I always read the Friday and Saturday Wall Street Journal editions because they include numerous cultural opinion pieces as well as travel advice and recipes from renowned chefs. In this one edition there was a two page article on See Grown-ups Read. It concerned the new phenomenon of adults reading books targeted to pre-teens and teens i.e. The Twilight series as well as Hunger Games. One of the books mentioned was Wonderwhich was published in Feb. of 2012. So I decided to “satisfy my curiosity” by reading the book. It was meant to be read by 8-12 year olds. No matter. This book is so well written it can give an adult leaky eyes. The novel is centered around 10 year old August Pullman, an ordinary boy, according to August (Auggie). He plays X-box, rides a bike, eats ice cream and has a wonderfully loving family. The thing is Auggie is not an ordinary boy. Auggie has a horrible facial disfigurement and has undergone 27 reconstructive surgeries. He tells us that, “I won’t describe what I look like. Whatever you’re thinking, it’s probably worse.” The author does tell us about Auggie’s craniofacial abnormalities via his sister, Via, and his other schoolmates. He has “a mushed up face”, he “eats like a tortoise”, and he has cheeks “that looked punched in”.
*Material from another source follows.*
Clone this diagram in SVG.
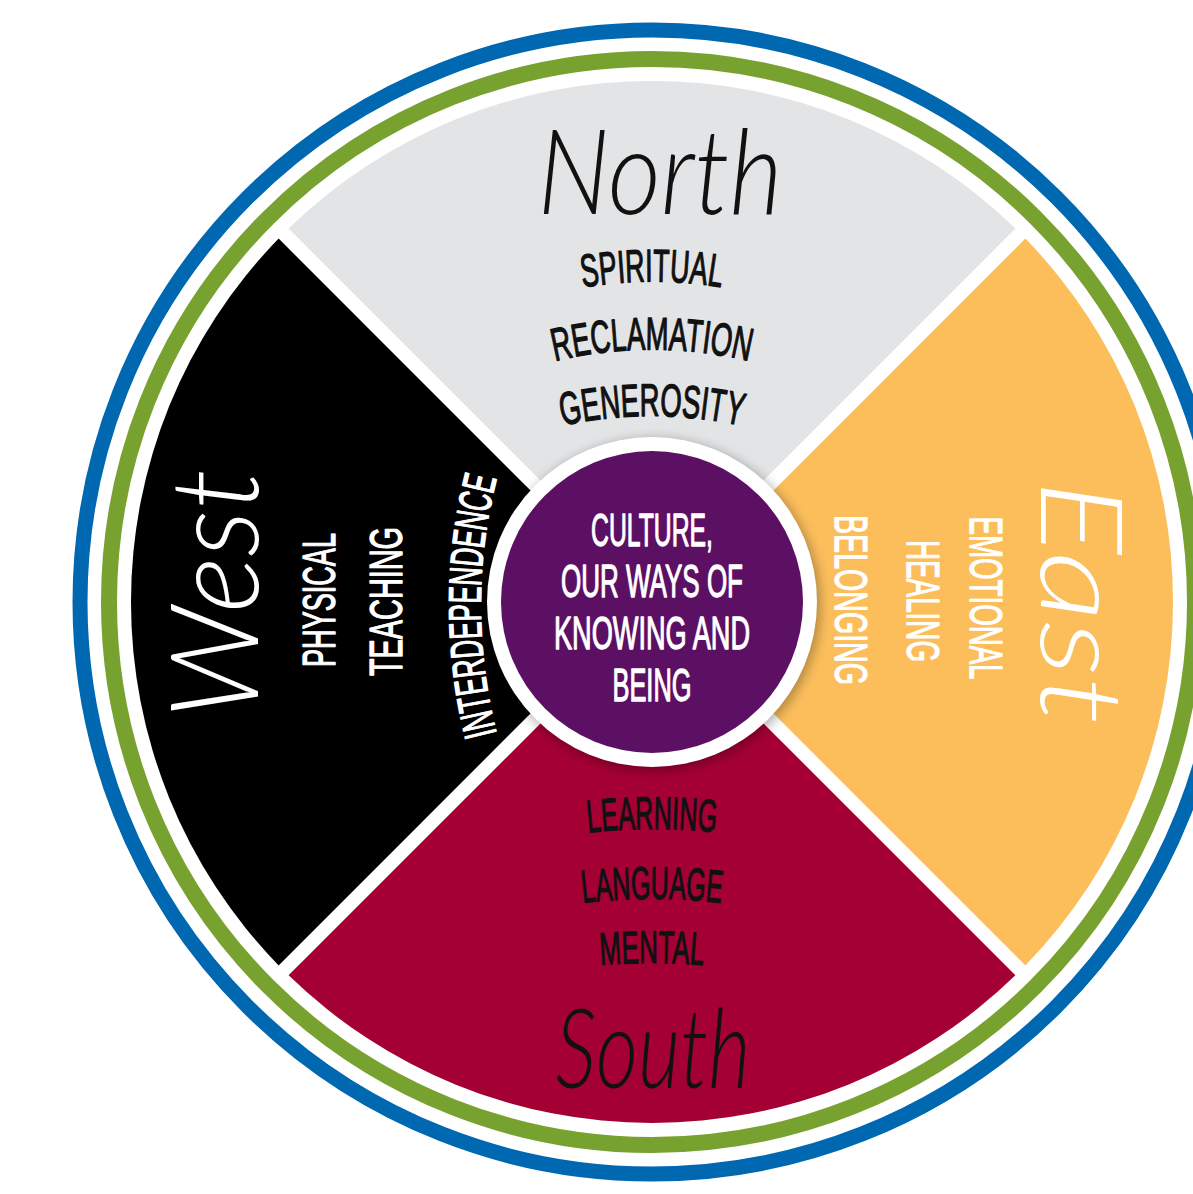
<svg xmlns="http://www.w3.org/2000/svg" width="1193" height="1194" viewBox="0 0 1193 1194">
  <defs>
    <style>
      .lbl { font-family: "Liberation Sans Narrow", "Liberation Sans", Arial, sans-serif; font-size: 46px; font-weight: normal; text-anchor: middle; stroke-width: 1.3; stroke-linejoin: round; }
      .script { font-family: Lato, "Open Sans", "Liberation Sans", sans-serif; font-style: italic; font-weight: 300; text-anchor: middle; }
      .ink { fill: #111111; }
      .lbl.ink { stroke: #111111; }
      .chalk { fill: #ffffff; }
      .lbl.chalk { stroke: #ffffff; }
    </style>
    <filter id="soft" x="-20%" y="-20%" width="140%" height="140%">
      <feGaussianBlur stdDeviation="6"/>
    </filter>
    <!-- arched baselines for the list labels -->
    <path id="arcSpiritual" d="M532,299.1 A420,420 0 0 1 772,299.1"/>
    <path id="arcReclamation" d="M522,370.3 A420,420 0 0 1 782,370.3"/>
    <path id="arcGenerosity" d="M527,435.1 A420,420 0 0 1 777,435.1"/>
    <path id="arcLearning" d="M542,839.2 A600,600 0 0 1 762,839.2"/>
    <path id="arcLanguage" d="M537,910.0 A600,600 0 0 1 767,910.0"/>
    <path id="arcMental" d="M552,971.4 A600,600 0 0 1 752,971.4"/>
    <path id="arcInterdep" d="M500,746 A520,520 0 0 1 500,466"/>
  </defs>

  <rect width="1193" height="1194" fill="#ffffff"/>

  <!-- outer rings -->
  <g id="rings" fill="none">
    <circle cx="652" cy="602" r="572" stroke="#0067b1" stroke-width="15"/>
    <circle cx="652" cy="602" r="543" stroke="#78a22f" stroke-width="16"/>
  </g>

  <!-- North quadrant -->
  <g id="north">
    <path d="M652,592.1 L288.6,228.6 A521,521 0 0 1 1015.4,228.6 Z" fill="#e3e4e5"/>
    <text class="script ink" x="660" y="214" font-size="118" textLength="245" lengthAdjust="spacingAndGlyphs">North</text>
    <text class="lbl ink" textLength="139" lengthAdjust="spacingAndGlyphs"><textPath href="#arcSpiritual" startOffset="50%">SPIRITUAL</textPath></text>
    <text class="lbl ink" textLength="196" lengthAdjust="spacingAndGlyphs"><textPath href="#arcReclamation" startOffset="50%">RECLAMATION</textPath></text>
    <text class="lbl ink" textLength="180" lengthAdjust="spacingAndGlyphs"><textPath href="#arcGenerosity" startOffset="50%">GENEROSITY</textPath></text>
  </g>

  <!-- East quadrant -->
  <g id="east">
    <path d="M661.9,602 L1025.35,238.6 A521,521 0 0 1 1025.35,965.4 Z" fill="#fbbe5b"/>
    <text class="script chalk" x="1041" y="602" font-size="114" textLength="245" lengthAdjust="spacingAndGlyphs" transform="rotate(90 1041 602)">East</text>
    <text class="lbl chalk" x="970" y="598" textLength="163" lengthAdjust="spacingAndGlyphs" transform="rotate(90 970 598)">EMOTIONAL</text>
    <text class="lbl chalk" x="907" y="601" textLength="122" lengthAdjust="spacingAndGlyphs" transform="rotate(90 907 601)">HEALING</text>
    <text class="lbl chalk" x="835" y="600" textLength="170" lengthAdjust="spacingAndGlyphs" transform="rotate(90 835 600)">BELONGING</text>
  </g>

  <!-- South quadrant -->
  <g id="south">
    <path d="M652,611.9 L1015.4,975.35 A521,521 0 0 1 288.6,975.35 Z" fill="#a50034"/>
    <text class="lbl ink" textLength="128" lengthAdjust="spacingAndGlyphs"><textPath href="#arcLearning" startOffset="50%">LEARNING</textPath></text>
    <text class="lbl ink" textLength="139" lengthAdjust="spacingAndGlyphs"><textPath href="#arcLanguage" startOffset="50%">LANGUAGE</textPath></text>
    <text class="lbl ink" textLength="103" lengthAdjust="spacingAndGlyphs"><textPath href="#arcMental" startOffset="50%">MENTAL</textPath></text>
    <text class="script ink" x="653" y="1088" font-size="110" textLength="195" lengthAdjust="spacingAndGlyphs">South</text>
  </g>

  <!-- West quadrant -->
  <g id="west">
    <path d="M642.1,602 L278.65,965.4 A521,521 0 0 1 278.65,238.6 Z" fill="#000000"/>
    <text class="script chalk" x="258" y="594" font-size="122" textLength="250" lengthAdjust="spacingAndGlyphs" transform="rotate(-90 258 594)">West</text>
    <text class="lbl chalk" x="335" y="600" textLength="134" lengthAdjust="spacingAndGlyphs" transform="rotate(-90 335 600)">PHYSICAL</text>
    <text class="lbl chalk" x="402" y="601.5" textLength="149" lengthAdjust="spacingAndGlyphs" transform="rotate(-90 402 601.5)">TEACHING</text>
    <text class="lbl chalk" textLength="258" lengthAdjust="spacingAndGlyphs"><textPath href="#arcInterdep" startOffset="50%">INTERDEPENDENCE</textPath></text>
  </g>

  <!-- centre hub -->
  <g id="centre">
    <circle cx="654" cy="605" r="166" fill="#000000" opacity="0.3" filter="url(#soft)"/>
    <circle cx="652" cy="602" r="165" fill="#ffffff"/>
    <circle cx="652" cy="602" r="151" fill="#5c1064"/>
    <text class="lbl chalk" x="652" y="546" textLength="122" lengthAdjust="spacingAndGlyphs">CULTURE,</text>
    <text class="lbl chalk" x="652" y="597" textLength="182" lengthAdjust="spacingAndGlyphs">OUR WAYS OF</text>
    <text class="lbl chalk" x="652" y="649" textLength="196" lengthAdjust="spacingAndGlyphs">KNOWING AND</text>
    <text class="lbl chalk" x="652" y="701" textLength="79" lengthAdjust="spacingAndGlyphs">BEING</text>
  </g>
</svg>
Auggie has been home schooled until one day his Mom proposes he go to a private middle school close to their home. Naturally, at first, he doesn’t want to go. He has experienced too many insensitive people talking behind their hands or staring in shock. He says, “I wish every day could be Halloween. We could all wear masks all of the time. Then we could walk around and get to know each other before we got to see what we looked like under the masks.” What Palacio does is make Auggie a wonderfully strong and enduring character. He’s smart, he’s funny and courageous. Even though his father believes that Auggie’s going to school will be like “a lamb to the slaughter”, Auggie perseveres. Like many kids, he is bullied. There are many injustices perpetuated against Auggie by older, bigger students. But he eventually is surrounded by a cadre of students that watch out for his well being.
The story is told from a variety of points of view. Other than Auggie’s chapters, pay attention to those of his sister, Via. Via loves her brother. But as she gets older, she realizes that her brother is the sun and the rest of the family orbits around him, “We circle around him like he’s still the baby he used to be.” She wrestles with her resentment, guilt and concern. She doesn’t want the kids at her new high school to know Auggie is her brother because she wants to be known as Via and not as the sister to ET.
This is the kind of book you can read aloud with your kids. Do a mini book club with them. They will learn a great deal about kindness. As a teacher in the novel says, “Be kinder than is necessary. Because it’s not enough to be kind. One should be kinder than needed.” We all could use a refresher course on that item.
Other books recommended for the 8-80 crowd…Flora and Ulysses by Kate DiCamillo, Navigating Early by Clare Vanderpool, Counting by 7’s by Holly Goldberg Sloan, and Out of MyMindby Sharon Draper.